# Problem to work on:
From the listing below, pull each line that includes "this".

## BEGIN Extracted material

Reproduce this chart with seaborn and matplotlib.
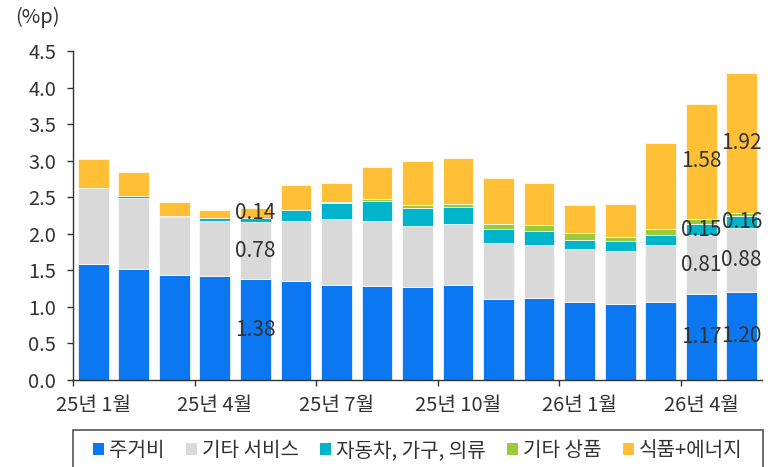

## END Extracted material
## BEGIN Extracted material

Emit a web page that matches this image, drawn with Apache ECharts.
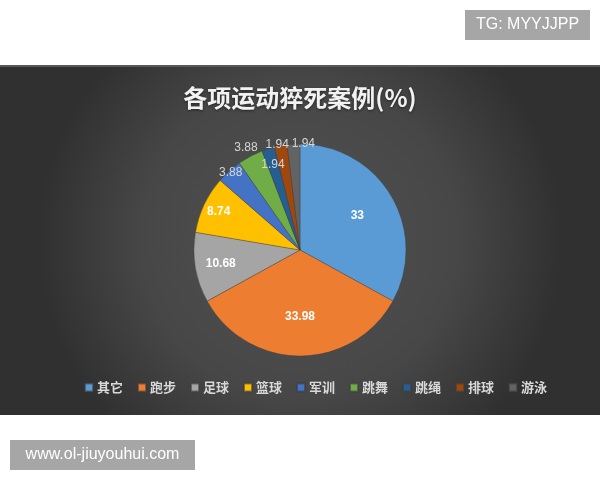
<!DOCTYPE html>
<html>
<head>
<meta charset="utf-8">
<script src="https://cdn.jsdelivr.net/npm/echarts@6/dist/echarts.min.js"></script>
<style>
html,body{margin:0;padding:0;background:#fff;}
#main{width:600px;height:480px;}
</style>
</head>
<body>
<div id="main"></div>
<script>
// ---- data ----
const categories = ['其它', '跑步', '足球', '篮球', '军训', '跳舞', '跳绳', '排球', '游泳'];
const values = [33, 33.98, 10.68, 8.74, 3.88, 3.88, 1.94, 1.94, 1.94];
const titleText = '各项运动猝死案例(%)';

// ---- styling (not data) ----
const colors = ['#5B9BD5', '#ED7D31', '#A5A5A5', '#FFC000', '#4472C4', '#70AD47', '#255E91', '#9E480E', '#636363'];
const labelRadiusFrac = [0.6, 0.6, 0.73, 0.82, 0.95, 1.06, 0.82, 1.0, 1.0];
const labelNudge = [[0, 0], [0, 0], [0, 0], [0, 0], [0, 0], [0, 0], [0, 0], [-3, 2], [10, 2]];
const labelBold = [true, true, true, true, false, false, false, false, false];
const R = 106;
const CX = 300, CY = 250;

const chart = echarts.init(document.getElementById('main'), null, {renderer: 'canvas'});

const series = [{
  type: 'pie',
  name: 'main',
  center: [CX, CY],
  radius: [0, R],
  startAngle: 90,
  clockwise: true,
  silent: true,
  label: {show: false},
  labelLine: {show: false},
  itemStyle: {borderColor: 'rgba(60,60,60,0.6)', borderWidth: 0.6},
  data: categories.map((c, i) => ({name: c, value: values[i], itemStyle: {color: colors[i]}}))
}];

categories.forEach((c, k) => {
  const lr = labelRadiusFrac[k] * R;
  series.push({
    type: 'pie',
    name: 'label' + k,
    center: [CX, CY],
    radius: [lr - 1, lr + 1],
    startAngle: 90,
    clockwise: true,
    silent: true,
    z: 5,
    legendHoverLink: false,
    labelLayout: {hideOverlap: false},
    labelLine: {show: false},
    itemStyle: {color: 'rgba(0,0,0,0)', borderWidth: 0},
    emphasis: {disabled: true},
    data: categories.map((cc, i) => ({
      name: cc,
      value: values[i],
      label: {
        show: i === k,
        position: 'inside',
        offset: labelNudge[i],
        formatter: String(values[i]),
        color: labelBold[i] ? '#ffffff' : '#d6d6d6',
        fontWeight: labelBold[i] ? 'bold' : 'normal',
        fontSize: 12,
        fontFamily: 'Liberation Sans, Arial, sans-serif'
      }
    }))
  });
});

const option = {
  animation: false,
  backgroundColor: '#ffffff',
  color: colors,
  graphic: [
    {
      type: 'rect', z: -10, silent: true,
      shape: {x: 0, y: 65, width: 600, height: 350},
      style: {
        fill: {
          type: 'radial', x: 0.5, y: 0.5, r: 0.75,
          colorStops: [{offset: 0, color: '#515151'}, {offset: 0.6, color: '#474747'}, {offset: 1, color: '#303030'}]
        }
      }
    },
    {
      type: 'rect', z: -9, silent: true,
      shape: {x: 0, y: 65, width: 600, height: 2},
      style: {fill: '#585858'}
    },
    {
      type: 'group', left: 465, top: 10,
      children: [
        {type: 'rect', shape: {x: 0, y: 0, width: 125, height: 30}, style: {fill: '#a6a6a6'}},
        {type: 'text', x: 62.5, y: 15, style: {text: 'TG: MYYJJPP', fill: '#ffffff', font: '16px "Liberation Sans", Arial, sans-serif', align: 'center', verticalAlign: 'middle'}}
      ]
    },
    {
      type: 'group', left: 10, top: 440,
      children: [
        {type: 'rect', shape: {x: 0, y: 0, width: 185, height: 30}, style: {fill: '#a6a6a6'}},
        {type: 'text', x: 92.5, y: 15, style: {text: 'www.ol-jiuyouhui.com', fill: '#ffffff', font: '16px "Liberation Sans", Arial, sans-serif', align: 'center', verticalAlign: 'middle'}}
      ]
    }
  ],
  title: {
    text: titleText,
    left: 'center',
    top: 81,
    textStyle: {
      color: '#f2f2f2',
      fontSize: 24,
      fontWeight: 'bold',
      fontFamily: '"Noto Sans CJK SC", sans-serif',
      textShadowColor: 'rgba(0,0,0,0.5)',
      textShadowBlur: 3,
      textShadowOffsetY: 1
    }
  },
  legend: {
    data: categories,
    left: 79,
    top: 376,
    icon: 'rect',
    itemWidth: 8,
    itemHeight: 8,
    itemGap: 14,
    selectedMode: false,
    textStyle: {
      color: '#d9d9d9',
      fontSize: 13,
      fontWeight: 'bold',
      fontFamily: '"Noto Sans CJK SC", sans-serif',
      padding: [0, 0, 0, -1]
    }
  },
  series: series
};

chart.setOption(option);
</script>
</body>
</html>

## END Extracted material

# Result below:
Reproduce this chart with seaborn and matplotlib.
Emit a web page that matches this image, drawn with Apache ECharts.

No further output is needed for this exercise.